* Do this: Restate each of the lines below word for word and drop every picture.

___ Data block ___

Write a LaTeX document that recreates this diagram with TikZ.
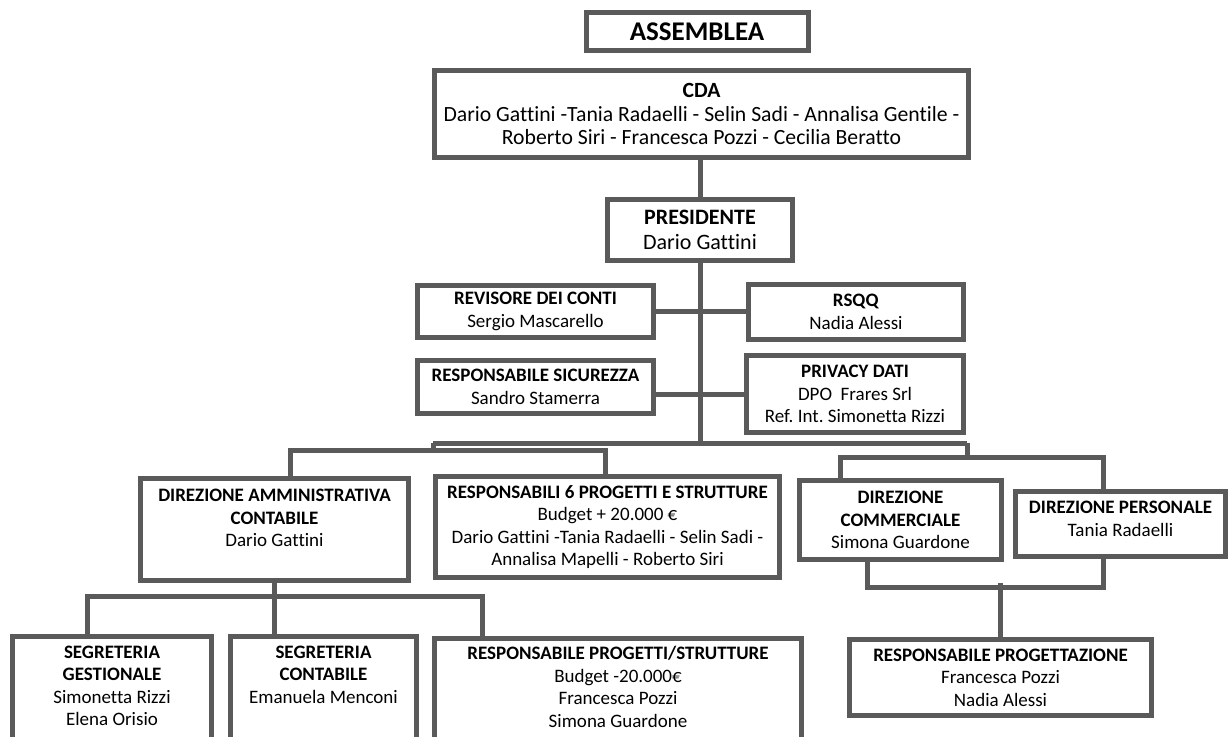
\documentclass[tikz,border=0pt]{standalone}
\usepackage{fontspec}
\setmainfont{Carlito}[Ligatures=CommonOff]
\frenchspacing
\definecolor{boxgray}{RGB}{90,90,90}
\begin{document}
\begin{tikzpicture}[x=1pt, y=-1pt,
  box/.style={draw=boxgray, line width=5pt, align=center, inner sep=0pt,
              font=\fontsize{19}{22.5}\selectfont},
  bigbox/.style={box, font=\fontsize{21.7}{23.5}\selectfont},
  link/.style={draw=boxgray, line width=5pt}]
  \useasboundingbox (0,0) rectangle (1231,736);
  % vertici
  \node[box, minimum width=222, minimum height=38,
        font=\bfseries\fontsize{27}{30}\selectfont] (assemblea) at (697,31.5) {ASSEMBLEA};
  \node[bigbox, minimum width=534, minimum height=87] (cda) at (701.5,114)
       {\textbf{CDA}\\Dario Gattini -Tania Radaelli - Selin Sadi - Annalisa Gentile -\\Roberto Siri - Francesca Pozzi - Cecilia Beratto};
  \node[bigbox, minimum width=185, minimum height=61,
        font=\fontsize{22}{25}\selectfont] (pres) at (700,230)
       {\textbf{PRESIDENTE}\\Dario Gattini};
  % staff
  \node[box, minimum width=236, minimum height=52] (revisore) at (535.5,311.5)
       {\textbf{REVISORE DEI CONTI}\\Sergio Mascarello};
  \node[box, minimum width=215, minimum height=55] (rsqq) at (856,312)
       {\textbf{RSQQ}\\Nadia Alessi};
  \node[box, minimum width=236, minimum height=53] (sicurezza) at (535.5,387)
       {\textbf{RESPONSABILE SICUREZZA}\\Sandro Stamerra};
  \node[box, minimum width=217, minimum height=77] (privacy) at (855,394)
       {\textbf{PRIVACY DATI}\\DPO\ \ Frares Srl\\Ref. Int. Simonetta Rizzi};
  % direzioni
  \node[box, minimum width=268, minimum height=102] (dam) at (274.5,529.5)
       {\textbf{DIREZIONE AMMINISTRATIVA}\\\textbf{CONTABILE}\\Dario Gattini\\\mbox{}};
  \node[box, minimum width=344, minimum height=101] (resp6) at (607.5,527)
       {\textbf{RESPONSABILI 6 PROGETTI E STRUTTURE}\\Budget + 20.000 €\\Dario Gattini -Tania Radaelli - Selin Sadi -\\Annalisa Mapelli - Roberto Siri};
  \node[box, minimum width=202, minimum height=79] (dcomm) at (900.5,520)
       {\textbf{DIREZIONE}\\\textbf{COMMERCIALE}\\Simona Guardone};
  \node[box, minimum width=210, minimum height=65] (dpers) at (1120.5,524)
       {\textbf{DIREZIONE PERSONALE}\\Tania Radaelli\\[-12pt]\mbox{}};
  % uffici
  \node[box, minimum width=199, minimum height=121] (seggest) at (112,697)
       {\textbf{SEGRETERIA}\\\textbf{GESTIONALE}\\Simonetta Rizzi\\Elena Orisio\\\mbox{}};
  \node[box, minimum width=186, minimum height=121] (segcont) at (323.5,697)
       {\textbf{SEGRETERIA}\\\textbf{CONTABILE}\\Emanuela Menconi\\\mbox{}\\\mbox{}};
  \node[box, minimum width=367, minimum height=119] (respps) at (618,698)
       {\textbf{RESPONSABILE PROGETTI/STRUTTURE}\\Budget -20.000€\\Francesca Pozzi\\Simona Guardone\\\mbox{}};
  \node[box, minimum width=302, minimum height=76] (respprog) at (1000.5,677.5)
       {\textbf{RESPONSABILE PROGETTAZIONE}\\Francesca Pozzi\\Nadia Alessi};
  % linee
  \coordinate (busL) at (433,443);
  \coordinate (busR) at (967,443);
  \draw[link] (pres.north |- cda.south) -- (pres.north);
  \draw[link] (pres.south) -- (pres.south |- busL);
  \draw[link] (revisore.east) -- (revisore.east -| rsqq.west);
  \draw[link] (sicurezza.east |- privacy.west) -- (privacy.west);
  \draw[link] (busL) -- (busR);
  \draw[link] (busL) -- ++(0,10);
  \draw[link] ([xshift=15.5pt]dam.north) -- ++(0,-25.5) -| ([xshift=-2.5pt]resp6.north);
  \draw[link] (busR) -- ++(0,17);
  \draw[link] ([xshift=-60pt]dcomm.north) -- ++(0,-20.5) -| ([xshift=-17.5pt]dpers.north);
  \draw[link] ([xshift=-33.5pt]dcomm.south) -- ++(0,25.5) -| ([xshift=-17.5pt]dpers.south);
  \draw[link] (respprog.north) -- ++(0,-54.5);
  \draw[link] (dam.south) -- (dam.south |- segcont.north);
  \draw[link] ([xshift=-25pt]seggest.north) -- ++(0,-38) -| ([xshift=-136pt]respps.north);
\end{tikzpicture}
\end{document}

___

* Written solution:
Write a LaTeX document that recreates this diagram with TikZ.
\documentclass[tikz,border=0pt]{standalone}
\usepackage{fontspec}
\setmainfont{Carlito}[Ligatures=CommonOff]
\frenchspacing
\definecolor{boxgray}{RGB}{90,90,90}
\begin{document}
\begin{tikzpicture}[x=1pt, y=-1pt,
  box/.style={draw=boxgray, line width=5pt, align=center, inner sep=0pt,
              font=\fontsize{19}{22.5}\selectfont},
  bigbox/.style={box, font=\fontsize{21.7}{23.5}\selectfont},
  link/.style={draw=boxgray, line width=5pt}]
  \useasboundingbox (0,0) rectangle (1231,736);
  % vertici
  \node[box, minimum width=222, minimum height=38,
        font=\bfseries\fontsize{27}{30}\selectfont] (assemblea) at (697,31.5) {ASSEMBLEA};
  \node[bigbox, minimum width=534, minimum height=87] (cda) at (701.5,114)
       {\textbf{CDA}\\Dario Gattini -Tania Radaelli - Selin Sadi - Annalisa Gentile -\\Roberto Siri - Francesca Pozzi - Cecilia Beratto};
  \node[bigbox, minimum width=185, minimum height=61,
        font=\fontsize{22}{25}\selectfont] (pres) at (700,230)
       {\textbf{PRESIDENTE}\\Dario Gattini};
  % staff
  \node[box, minimum width=236, minimum height=52] (revisore) at (535.5,311.5)
       {\textbf{REVISORE DEI CONTI}\\Sergio Mascarello};
  \node[box, minimum width=215, minimum height=55] (rsqq) at (856,312)
       {\textbf{RSQQ}\\Nadia Alessi};
  \node[box, minimum width=236, minimum height=53] (sicurezza) at (535.5,387)
       {\textbf{RESPONSABILE SICUREZZA}\\Sandro Stamerra};
  \node[box, minimum width=217, minimum height=77] (privacy) at (855,394)
       {\textbf{PRIVACY DATI}\\DPO\ \ Frares Srl\\Ref. Int. Simonetta Rizzi};
  % direzioni
  \node[box, minimum width=268, minimum height=102] (dam) at (274.5,529.5)
       {\textbf{DIREZIONE AMMINISTRATIVA}\\\textbf{CONTABILE}\\Dario Gattini\\\mbox{}};
  \node[box, minimum width=344, minimum height=101] (resp6) at (607.5,527)
       {\textbf{RESPONSABILI 6 PROGETTI E STRUTTURE}\\Budget + 20.000 €\\Dario Gattini -Tania Radaelli - Selin Sadi -\\Annalisa Mapelli - Roberto Siri};
  \node[box, minimum width=202, minimum height=79] (dcomm) at (900.5,520)
       {\textbf{DIREZIONE}\\\textbf{COMMERCIALE}\\Simona Guardone};
  \node[box, minimum width=210, minimum height=65] (dpers) at (1120.5,524)
       {\textbf{DIREZIONE PERSONALE}\\Tania Radaelli\\[-12pt]\mbox{}};
  % uffici
  \node[box, minimum width=199, minimum height=121] (seggest) at (112,697)
       {\textbf{SEGRETERIA}\\\textbf{GESTIONALE}\\Simonetta Rizzi\\Elena Orisio\\\mbox{}};
  \node[box, minimum width=186, minimum height=121] (segcont) at (323.5,697)
       {\textbf{SEGRETERIA}\\\textbf{CONTABILE}\\Emanuela Menconi\\\mbox{}\\\mbox{}};
  \node[box, minimum width=367, minimum height=119] (respps) at (618,698)
       {\textbf{RESPONSABILE PROGETTI/STRUTTURE}\\Budget -20.000€\\Francesca Pozzi\\Simona Guardone\\\mbox{}};
  \node[box, minimum width=302, minimum height=76] (respprog) at (1000.5,677.5)
       {\textbf{RESPONSABILE PROGETTAZIONE}\\Francesca Pozzi\\Nadia Alessi};
  % linee
  \coordinate (busL) at (433,443);
  \coordinate (busR) at (967,443);
  \draw[link] (pres.north |- cda.south) -- (pres.north);
  \draw[link] (pres.south) -- (pres.south |- busL);
  \draw[link] (revisore.east) -- (revisore.east -| rsqq.west);
  \draw[link] (sicurezza.east |- privacy.west) -- (privacy.west);
  \draw[link] (busL) -- (busR);
  \draw[link] (busL) -- ++(0,10);
  \draw[link] ([xshift=15.5pt]dam.north) -- ++(0,-25.5) -| ([xshift=-2.5pt]resp6.north);
  \draw[link] (busR) -- ++(0,17);
  \draw[link] ([xshift=-60pt]dcomm.north) -- ++(0,-20.5) -| ([xshift=-17.5pt]dpers.north);
  \draw[link] ([xshift=-33.5pt]dcomm.south) -- ++(0,25.5) -| ([xshift=-17.5pt]dpers.south);
  \draw[link] (respprog.north) -- ++(0,-54.5);
  \draw[link] (dam.south) -- (dam.south |- segcont.north);
  \draw[link] ([xshift=-25pt]seggest.north) -- ++(0,-38) -| ([xshift=-136pt]respps.north);
\end{tikzpicture}
\end{document}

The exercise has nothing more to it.